The only major shortcoming of the book is the lack of an index. It may seem odd that I’m complaining about there not being an index in what is essentially a sort of dictionary, so consider this example. I got a call from an ex-coworker who had recently (and reluctantly) switched from Mac to Windows, and he needed to type in some foreign names, complete with accents. On a Mac, that’s a simple task, but he couldn’t figure out how to do it in Windows. Looking up “accents” or “foreign characters,” I didn’t find anything. And there was no index to help me out.

I had to translate what I wanted to do in Windows (put accents over characters) to how I would do that on my Mac: hold down the Option key and type a character. Sure enough, there’s an entry for the Option key. It tells me that the Windows equivalent is the Alt key, and that you can hold down Alt and enter (you’re gonna love this, Mac users) the four-digit ASCII code for the desired character, or look up the character in the Character Map utility (similar to Mac’s Key Caps) and copy and paste the desired character into your document. The entry also listed some convenient keyboard shortcuts that use the Alt key in Windows.

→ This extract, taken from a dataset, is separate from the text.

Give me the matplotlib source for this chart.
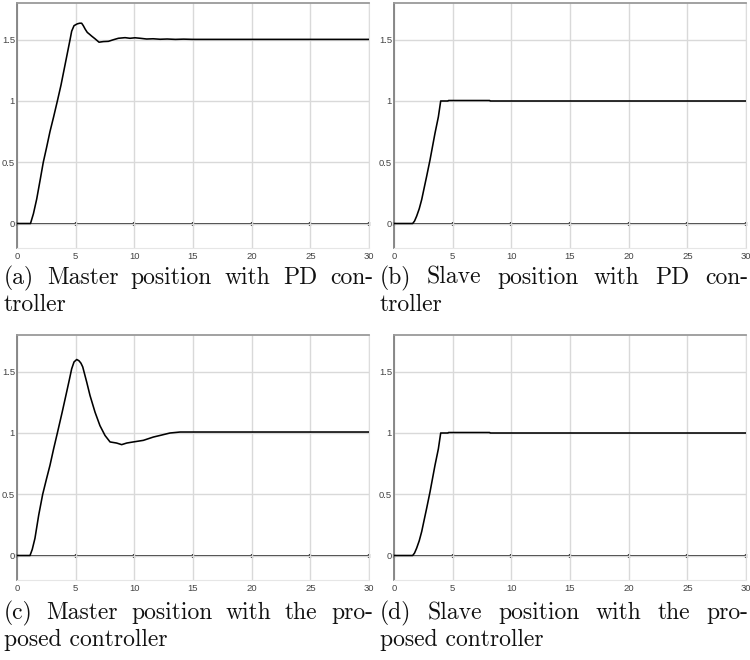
import matplotlib.pyplot as plt

# master position, PD controller
t_master_pd = [0, 1.15, 1.4, 1.68, 2.0, 2.24, 2.52, 2.81, 3.12, 3.44, 3.75, 4.0, 4.25,
               4.52, 4.66, 4.86, 5.14, 5.35, 5.51, 5.65, 5.82, 5.99, 6.18, 6.36, 6.65,
               6.99, 7.36, 7.79, 8.21, 8.64, 9.21, 9.63, 10.06, 10.5, 11.05, 11.6, 12.2,
               12.8, 13.5, 14.2, 15.0, 16.0, 30]
x_master_pd = [0, 0, 0.08, 0.2, 0.37, 0.5, 0.62, 0.75, 0.87, 1.0, 1.13, 1.25, 1.37,
               1.5, 1.57, 1.615, 1.63, 1.635, 1.635, 1.615, 1.585, 1.56, 1.545, 1.53, 1.508,
               1.48, 1.485, 1.487, 1.5, 1.512, 1.517, 1.512, 1.516, 1.512, 1.506, 1.508, 1.504,
               1.506, 1.503, 1.505, 1.503, 1.503, 1.503]

# slave position, PD controller
t_slave_pd = [0, 1.59, 1.75, 1.93, 2.15, 2.36, 2.57, 2.78, 3.07, 3.49, 3.78, 3.98,
              4.6, 4.65, 8.15, 8.2, 30]
x_slave_pd = [0, 0, 0.02, 0.06, 0.12, 0.195, 0.29, 0.384, 0.519, 0.735, 0.87, 1.0,
              1.0, 1.004, 1.004, 1.0, 1.0]

# master position, proposed controller
t_master_prop = [0, 1.11, 1.3, 1.53, 1.85, 2.19, 2.5, 2.81, 3.12, 3.44, 3.85, 4.23,
                 4.45, 4.66, 4.86, 5.09, 5.28, 5.45, 5.6, 5.94, 6.22, 6.65, 7.07, 7.5,
                 7.93, 8.49, 8.92, 9.35, 9.91, 10.77, 11.62, 12.19, 13.04, 13.9, 14.46, 30]
x_master_prop = [0, 0, 0.05, 0.14, 0.33, 0.5, 0.62, 0.736, 0.87, 1.0, 1.17, 1.334,
                 1.43, 1.524, 1.58, 1.6, 1.59, 1.57, 1.54, 1.416, 1.307, 1.17, 1.06, 0.98,
                 0.927, 0.918, 0.905, 0.918, 0.927, 0.94, 0.967, 0.98, 1.0, 1.008, 1.008, 1.008]

# slave position, proposed controller
t_slave_prop = [0, 1.59, 1.75, 1.93, 2.15, 2.36, 2.57, 2.78, 3.07, 3.49, 3.78, 3.98,
                4.6, 4.65, 8.15, 8.2, 30]
x_slave_prop = [0, 0, 0.02, 0.06, 0.12, 0.195, 0.29, 0.384, 0.519, 0.735, 0.87, 1.0,
                1.0, 1.004, 1.004, 1.0, 1.0]

x_ticks = [0, 5, 10, 15, 20, 25, 30]
y_ticks = [0, 0.5, 1, 1.5]
y_ticklabels = ['0', '0.5', '1', '1.5']

captions = [
    ("(a) Master position with PD con-", "troller"),
    ("(b) Slave position with PD con-", "troller"),
    ("(c) Master position with the pro-", "posed controller"),
    ("(d) Slave position with the pro-", "posed controller"),
]

W, H = 750, 660
fig = plt.figure(figsize=(W / 100, H / 100), dpi=100)
fig.patch.set_facecolor('white')


def panel(left_px, top_px, t, x):
    ax = fig.add_axes([left_px / W, 1 - (top_px + 245) / H, 352 / W, 245 / H])
    ax.plot(t, x, color='black', lw=1.15, zorder=3)
    ax.set_xlim(0, 30)
    ax.set_ylim(-0.2, 1.8)
    ax.set_xticks(x_ticks)
    ax.set_yticks(y_ticks)
    ax.set_yticklabels(y_ticklabels)
    ax.grid(True, color='#d9d9d9', lw=1.0)
    ax.set_axisbelow(True)
    for lab in ax.get_xticklabels() + ax.get_yticklabels():
        lab.set_family(['Liberation Sans', 'DejaVu Sans'])
    ax.tick_params(length=0, labelsize=6.8, labelcolor='#444444')
    ax.tick_params(axis='x', pad=3)
    ax.tick_params(axis='y', pad=1.5)
    ax.spines['left'].set_color('#808080')
    ax.spines['left'].set_linewidth(1.3)
    ax.spines['top'].set_color('#9a9a9a')
    ax.spines['top'].set_linewidth(1.3)
    ax.spines['right'].set_color('#dddddd')
    ax.spines['bottom'].set_color('#e6e6e6')
    # zero line with tick dots
    zero = ax.secondary_xaxis(0, transform=ax.transData)
    zero.set_xticks(x_ticks)
    zero.tick_params(direction='inout', length=3, width=1.6, color='#222222',
                     labelbottom=False)
    zero.spines['bottom'].set_color('#222222')
    zero.spines['bottom'].set_linewidth(1.3)
    return ax


panel(17, 3, t_master_pd, x_master_pd)
panel(394, 3, t_slave_pd, x_slave_pd)
panel(17, 335, t_master_prop, x_master_prop)
panel(394, 335, t_slave_prop, x_slave_prop)

renderer = fig.canvas.get_renderer()
cap_font = dict(family='cmr10', size=17, color='#111111', va='baseline', ha='left')


def justify(line, x0, x1, y):
    words = line.split(' ')
    items = [fig.text(0, 1 - y / H, w, **cap_font) for w in words]
    widths = [it.get_window_extent(renderer).width for it in items]
    gap = (x1 - x0 - sum(widths)) / (len(words) - 1)
    pos = x0
    for it, w in zip(items, widths):
        it.set_x(pos / W)
        pos += w + gap


col_x = [(4, 373), (380, 748)]
row_y = [(284, 311), (619, 646)]
for i, (first, second) in enumerate(captions):
    x0, x1 = col_x[i % 2]
    y1, y2 = row_y[i // 2]
    justify(first, x0, x1, y1)
    fig.text(x0 / W, 1 - y2 / H, second, **cap_font)

fig.savefig('out.png', dpi=100)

The same problem arises from the Windows side. Say your program hangs, what do you do? Simple, hit Ctrl-Alt-Del and end the task. But on a Mac, those keys don’t do anything, and looking up that familiar key sequence will leave you hanging. In this case, you need to look up what you want to do rather than how to do it. When you look up “End Task,” you’ll be told how to force quit, and warned that sometimes you’ll end up having to restart the Macintosh.

It simply isn’t practical, I understand, to list every possible name by which a user might identify a common function: the book would be filled with cross references. But I chose the two examples I did to illustrate a kind of inconsistency: in once case, you need to look up the key you’d use for the task, and in the other case, you need to look up the name of the task rather than the key sequence. An index would effectively combat this problem, making it easy to always find exactly what you’re looking for without making you think of all the possible terms by which you might refer to the same activity, and without unduly littering the book with cross-references.

Overall, Crossing Platforms is an extremely useful book, whichever platform you’re more familiar with. It won’t burden you with information you don’t need, and it won’t force you to take the time to read cover-to-cover in order to gain familiarity with your new operating system. Instead, it takes advantage of what you already know, translating your need (in the vocabulary of one system) to the solution (in the vocabulary of the other).